Halting biodiversity loss in the Netherlands: Evaluation of progress

20-05-2008 | Publication

In the Netherlands, biodiversity has steadily declined during the past century. Over the last years, this decline has been gradually slowing down. The implemented nature and environmental policy is starting to have its effect, but this will probably be insufficient to adhere to the European agreement of halting biodiversity loss by 2010. Decreasing overfertilisation and acidification have had positive effects on the loss of biodiversity. Land available to plant and animal species is increasing, due to the expansion of nature areas. However, the number of endangered species is also growing larger and many internationally important species are declining.

Biodiversity loss in the Netherlands is slowing down, but at a low level

The Member States of the European Union agreed to halt the loss of biodiversity by 2010. This brochure is a first attempt to evaluate the progress towards the 2010-target in the Netherlands, by means of the set of headline indicators as selected under the Convention on Biological Diversity (CBD), the European Environment Agency and European Union. The brochure is presented on may 20th 2008 during the 9th Conference of the Parties (COP 9) of the CBD in Bonn.

Findings

  • Overall, biodiversity loss has not been halted yet. Homogenisation still continues.
  • Nationally, at the ecosystem level, biodiversity loss is halting slowly, but at a low biodiversity level (± 15%).
  • Looking in more detail, heathlands, grasslands and agriculture are still in decline. Forest and dunes show improvements.
  • At the species level less-vulnerable species show improvements, while the most vulnerable species show further decline.

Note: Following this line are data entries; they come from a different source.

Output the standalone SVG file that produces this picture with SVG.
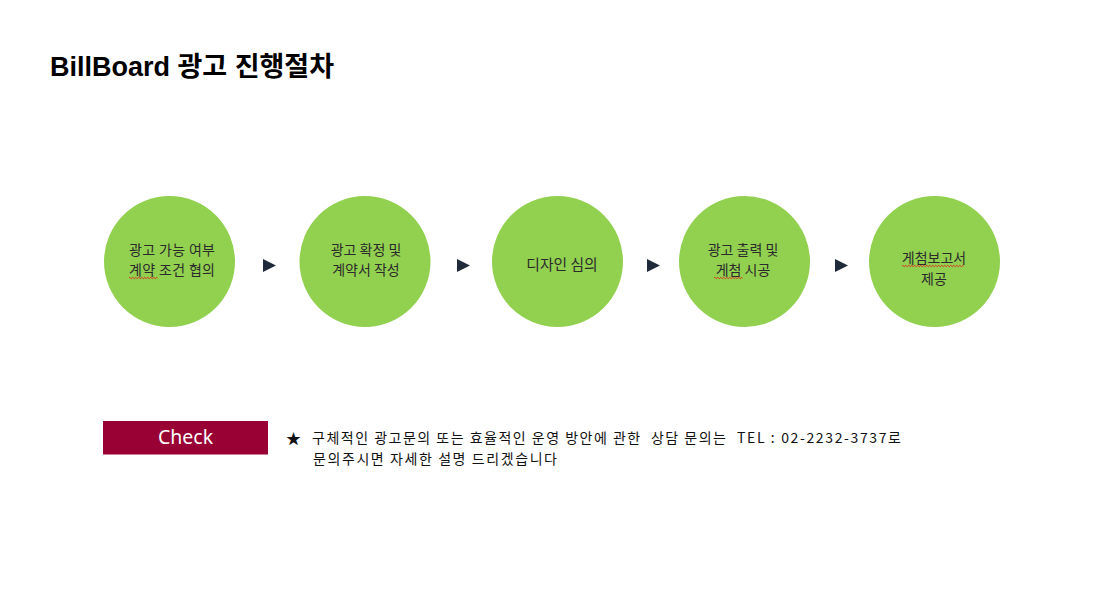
<svg xmlns="http://www.w3.org/2000/svg" width="1103" height="599" viewBox="0 0 1103 599">
  <style>
    .title { font-family: "Liberation Sans", "Noto Sans CJK KR", sans-serif; font-weight: 700; font-size: 27px; fill: #000; }
    .step { fill: #92D050; }
    .label { font-family: "Noto Sans CJK KR", sans-serif; font-size: 14px; fill: #2b2b2b; text-anchor: middle; }
    .arrow { fill: #1F2A3A; }
    .squiggle { fill: none; stroke: #E02020; stroke-width: 0.9; }
    .check-box { fill: #990033; }
    .check-text { font-family: "Noto Sans", "Liberation Sans", sans-serif; font-size: 19.5px; fill: #fff; text-anchor: middle; }
    .note { font-family: "Noto Sans CJK KR", sans-serif; font-size: 14px; fill: #111; }
  </style>
  <rect width="1103" height="599" fill="#fff"/>

  <text class="title" x="50" y="76">BillBoard 광고 진행절차</text>

  <g id="connectors">
    <polygon class="arrow" points="263,259 276,265.5 263,272"/>
    <polygon class="arrow" points="457,259 470,265.5 457,272"/>
    <polygon class="arrow" points="647,259 660,265.5 647,272"/>
    <polygon class="arrow" points="835,259 848,265.5 835,272"/>
  </g>

  <g id="step1">
    <circle class="step" cx="169.5" cy="261.5" r="65.5"/>
    <text class="label" y="254.5"><tspan x="172" textLength="86" lengthAdjust="spacing">광고 가능 여부</tspan><tspan x="172" dy="20.8" textLength="86" lengthAdjust="spacing">계약 조건 협의</tspan></text>
    <path class="squiggle" d="M129,278 q0.75,-1.4 1.5,0 t1.5,0 t1.5,0 t1.5,0 t1.5,0 t1.5,0 t1.5,0 t1.5,0 t1.5,0 t1.5,0 t1.5,0 t1.5,0 t1.5,0 t1.5,0 t1.5,0 t1.5,0 t1.5,0 t1.5,0 t1.5,0"/>
  </g>

  <g id="step2">
    <circle class="step" cx="365" cy="261.5" r="65.5"/>
    <text class="label" y="254.5"><tspan x="366">광고 확정 및</tspan><tspan x="366" dy="20.8">계약서 작성</tspan></text>
  </g>

  <g id="step3">
    <circle class="step" cx="557.5" cy="261.5" r="65.5"/>
    <text class="label" x="562" y="269.5" style="font-size:14.8px">디자인 심의</text>
  </g>

  <g id="step4">
    <circle class="step" cx="744.5" cy="261.5" r="65.5"/>
    <text class="label" y="254.5"><tspan x="743">광고 출력 및</tspan><tspan x="743" dy="20.8">게첨 시공</tspan></text>
    <path class="squiggle" d="M714,278 q0.75,-1.4 1.5,0 t1.5,0 t1.5,0 t1.5,0 t1.5,0 t1.5,0 t1.5,0 t1.5,0 t1.5,0 t1.5,0 t1.5,0 t1.5,0 t1.5,0 t1.5,0 t1.5,0 t1.5,0 t1.5,0 t1.5,0 t1.5,0"/>
  </g>

  <g id="step5">
    <circle class="step" cx="934.5" cy="261.5" r="65.5"/>
    <text class="label" y="263"><tspan x="934">게첨보고서</tspan><tspan x="934" dy="20.8">제공</tspan></text>
    <path class="squiggle" d="M902,266 q0.75,-1.4 1.5,0 t1.5,0 t1.5,0 t1.5,0 t1.5,0 t1.5,0 t1.5,0 t1.5,0 t1.5,0 t1.5,0 t1.5,0 t1.5,0 t1.5,0 t1.5,0 t1.5,0 t1.5,0 t1.5,0 t1.5,0 t1.5,0 t1.5,0 t1.5,0 t1.5,0 t1.5,0 t1.5,0 t1.5,0 t1.5,0 t1.5,0 t1.5,0 t1.5,0 t1.5,0 t1.5,0 t1.5,0 t1.5,0 t1.5,0 t1.5,0 t1.5,0 t1.5,0 t1.5,0 t1.5,0 t1.5,0 t1.5,0"/>
  </g>

  <g id="check">
    <rect class="check-box" x="103" y="421" width="165" height="33.5"/>
    <text class="check-text" x="185.5" y="443.5">Check</text>
  </g>

  <g id="note">
    <text class="note" x="286" y="443.5" style="font-size:15px">★</text>
    <text class="note" y="442.5" xml:space="preserve"><tspan x="312" textLength="414" lengthAdjust="spacing">구체적인 광고문의 또는 효율적인 운영 방안에 관한  상담 문의는</tspan><tspan x="737" textLength="164" lengthAdjust="spacing">TEL : 02-2232-3737로</tspan></text>
    <text class="note" x="313" y="463.5" textLength="244" lengthAdjust="spacing">문의주시면 자세한 설명 드리겠습니다</text>
  </g>
</svg>
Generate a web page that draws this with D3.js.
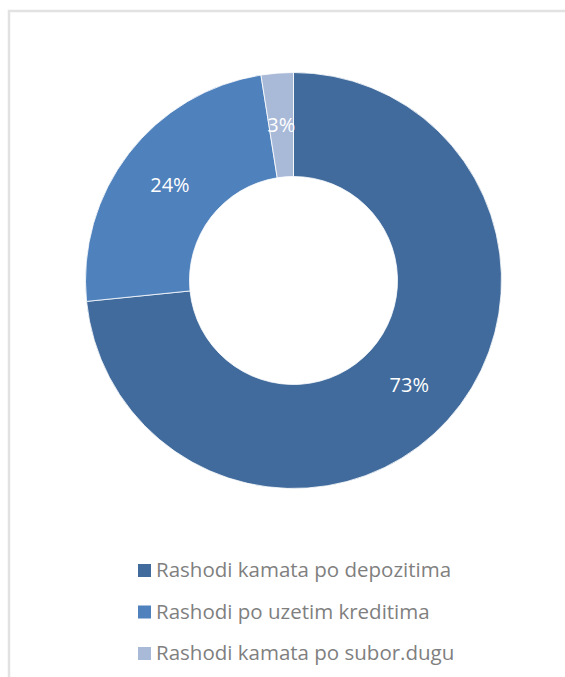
<!DOCTYPE html>
<html>
<head>
<meta charset="utf-8">
<script src="https://cdn.jsdelivr.net/npm/d3@7"></script>
<style>
  body { margin: 0; background: #fff; }
  svg { display: block; }
</style>
</head>
<body>
<script>
// data
let categories = ['Rashodi kamata po depozitima', 'Rashodi po uzetim kreditima', 'Rashodi kamata po subor.dugu'];
let values = [73.4, 24.1, 2.5];
let colors = ['#416b9c', '#4f81bd', '#a9b9d8'];

let width = 565;
let height = 677;
let cx = 293.5;
let cy = 280.5;
let outerR = 208;
let innerR = 104;

let svg = d3.select('body').append('svg')
   .attr('width', width)
   .attr('height', height);

// chart frame (light gray border, runs off right/bottom)
svg.append('rect')
   .attr('x', 9)
   .attr('y', 11)
   .attr('width', width + 10)
   .attr('height', height + 10)
   .attr('fill', 'none')
   .attr('stroke', '#e2e2e2')
   .attr('stroke-width', 2.5);

let total = d3.sum(values);
let pie = d3.pie().sort(null).value((d) => d);
let arc = d3.arc().innerRadius(innerR).outerRadius(outerR);

let g = svg.append('g').attr('transform', 'translate(' + cx + ',' + cy + ')');

let slices = g.selectAll('g.slice')
   .data(pie(values))
   .enter()
   .append('g')
   .attr('class', 'slice');

slices.append('path')
   .attr('d', arc)
   .attr('fill', (d, i) => colors[i])
   .attr('stroke', '#ffffff')
   .attr('stroke-width', 0.8);

slices.append('text')
   .attr('transform', (d) => 'translate(' + arc.centroid(d) + ')')
   .attr('text-anchor', 'middle')
   .attr('dy', '0.36em')
   .attr('fill', '#ffffff')
   .style('font-family', 'Open Sans, sans-serif')
   .style('font-size', '20px')
   .text((d) => Math.round(d.data / total * 100) + '%');

// legend
let legend = svg.append('g').attr('transform', 'translate(138, 0)');
let rows = legend.selectAll('g.item')
   .data(categories)
   .enter()
   .append('g')
   .attr('class', 'item')
   .attr('transform', (d, i) => 'translate(0,' + (570.5 + i * 41.5) + ')');

rows.append('rect')
   .attr('x', 0)
   .attr('y', -6.5)
   .attr('width', 13)
   .attr('height', 13)
   .attr('fill', (d, i) => colors[i]);

rows.append('text')
   .attr('x', 18)
   .attr('dy', '0.33em')
   .attr('fill', '#7f7f7f')
   .style('font-family', 'Open Sans, sans-serif')
   .style('font-size', '20.5px')
   .text((d) => d);
</script>
</body>
</html>
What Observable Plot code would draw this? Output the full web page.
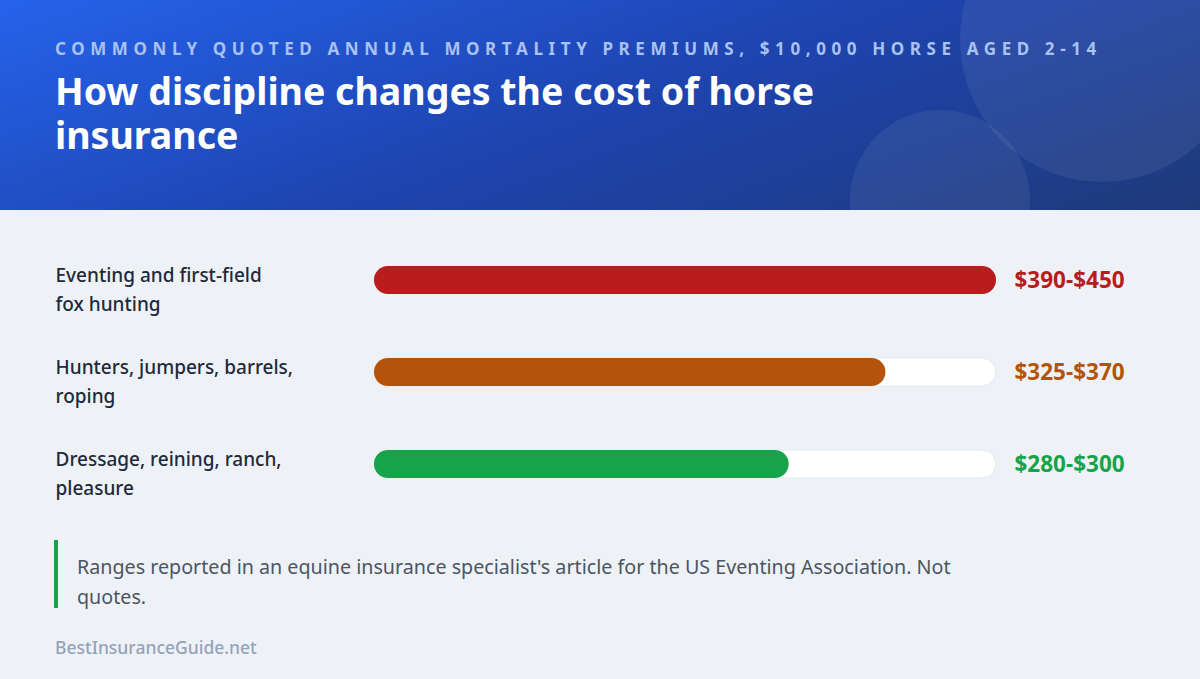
<!DOCTYPE html>
<html>
<head>
<meta charset="utf-8">
<script src="https://cdn.jsdelivr.net/npm/d3@7"></script>
<script src="https://cdn.jsdelivr.net/npm/@observablehq/plot@0.6"></script>
<style>
  html, body { margin: 0; padding: 0; }
  body { width: 1200px; height: 679px; overflow: hidden; background: #eef2f7; font-family: "Noto Sans", sans-serif; }
  .header { position: relative; height: 210px; overflow: hidden;
    background: linear-gradient(160deg, #2563eb 0%, #1e44b0 50%, #1e3a7a 100%); }
  .circle { position: absolute; border-radius: 50%; background: rgba(255,255,255,0.065); }
  .kicker { position: absolute; left: 55px; top: 37px; font-size: 17px; font-weight: 700; letter-spacing: 5.6px; color: #a9c2f2; white-space: nowrap; }
  .title { position: absolute; left: 55px; top: 69px; width: 820px; font-size: 37.5px; font-weight: 700; line-height: 44px; color: #ffffff; }
  #chart { position: absolute; left: 0; top: 210px; }
  .note { position: absolute; left: 54px; top: 540px; width: 920px; border-left: 4px solid #16a34a; padding-left: 19px; font-size: 19.7px; line-height: 30px; color: #4b5563; box-sizing: border-box; height: 68px; padding-top: 12px; }
  .source { position: absolute; left: 55px; top: 635px; font-size: 17.5px; color: #94a3b8; font-weight: 500; }
</style>
</head>
<body>
<div class="header">
  <div class="circle" style="left:960px; top:-102px; width:284px; height:284px;"></div>
  <div class="circle" style="left:850px; top:110px; width:180px; height:180px;"></div>
  <div class="kicker" id="kicker"></div>
  <div class="title" id="title"></div>
</div>
<div id="chart"></div>
<div class="note" id="note"></div>
<div class="source" id="source"></div>
<script>
const kicker = "COMMONLY QUOTED ANNUAL MORTALITY PREMIUMS, $10,000 HORSE AGED 2-14";
const title = "How discipline changes the cost of horse insurance";
const note = "Ranges reported in an equine insurance specialist's article for the US Eventing Association. Not quotes.";
const source = "BestInsuranceGuide.net";

const categories = ["Eventing and first-field fox hunting", "Hunters, jumpers, barrels, roping", "Dressage, reining, ranch, pleasure"];
const labelLines = ["Eventing and first-field\nfox hunting", "Hunters, jumpers, barrels,\nroping", "Dressage, reining, ranch,\npleasure"];
const lowValues = [390, 325, 280];
const highValues = [450, 370, 300];
const colors = ["#b91c1c", "#b45309", "#16a34a"];
const scaleMax = 450;

document.getElementById("kicker").textContent = kicker;
document.getElementById("title").textContent = title;
document.getElementById("note").textContent = note;
document.getElementById("source").textContent = source;

const rows = categories.map((c, i) => ({
  category: c, label: labelLines[i], low: lowValues[i], high: highValues[i], color: colors[i],
  range: `$${lowValues[i]}-$${highValues[i]}`
}));

const chart = Plot.plot({
  width: 1200,
  height: 310,
  marginLeft: 374,
  marginRight: 204,
  marginTop: 24,
  marginBottom: 10,
  style: { background: "transparent", fontFamily: "'Noto Sans', sans-serif", overflow: "visible" },
  x: { domain: [0, scaleMax], axis: null },
  y: { domain: categories, axis: null, padding: 0 },
  marks: [
    Plot.barX(rows, { x1: 0, x2: scaleMax, y: "category", fill: "#ffffff", stroke: "#e2e8f0", strokeWidth: 1, insetTop: 32, insetBottom: 32, rx: 14 }),
    Plot.barX(rows, { x1: 0, x2: "high", y: "category", fill: d => d.color, insetTop: 32, insetBottom: 32, rx: 14 }),
    Plot.text(rows, { x: 0, y: "category", text: "label", dx: -319, dy: -19, textAnchor: "start", lineAnchor: "top", lineHeight: 1.53, fontSize: 19, fontWeight: 500, fill: "#1e293b" }),
    Plot.text(rows, { x: scaleMax, y: "category", text: "range", dx: 18, textAnchor: "start", fontSize: 22.5, fontWeight: 700, fill: d => d.color })
  ]
});
document.getElementById("chart").appendChild(chart);
</script>
</body>
</html>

The Red List grows.
  • Agro-genetic diversity of breeds is low and probably continues to decline.
  • Most species and habitats of European interest are in an unfavourable conservation status.
  • The biodiversity footprint for national consumption corresponds with an area of about 3 times the Netherlands that has lost its entire biodiversity (outside the Netherlands).
  • Most pressures decrease, but not sufficiently.
  • Sustainable use in fisheries, forestry and agriculture is not on track, yet.
  • Public support and awareness is high, although slightly decreasing.

This brochure evaluates the progress towards the 2010-target in the Netherlands based on the set of 2010-indicators as selected for the Convention on Biological Diversity. They were further developed under the Streamlining European 2010 Biodiversity Indicators project (SEBI 2010; EEA Technical report No 11/2007). This evaluation is a first implementation of the 2010-indicators in the Netherlands.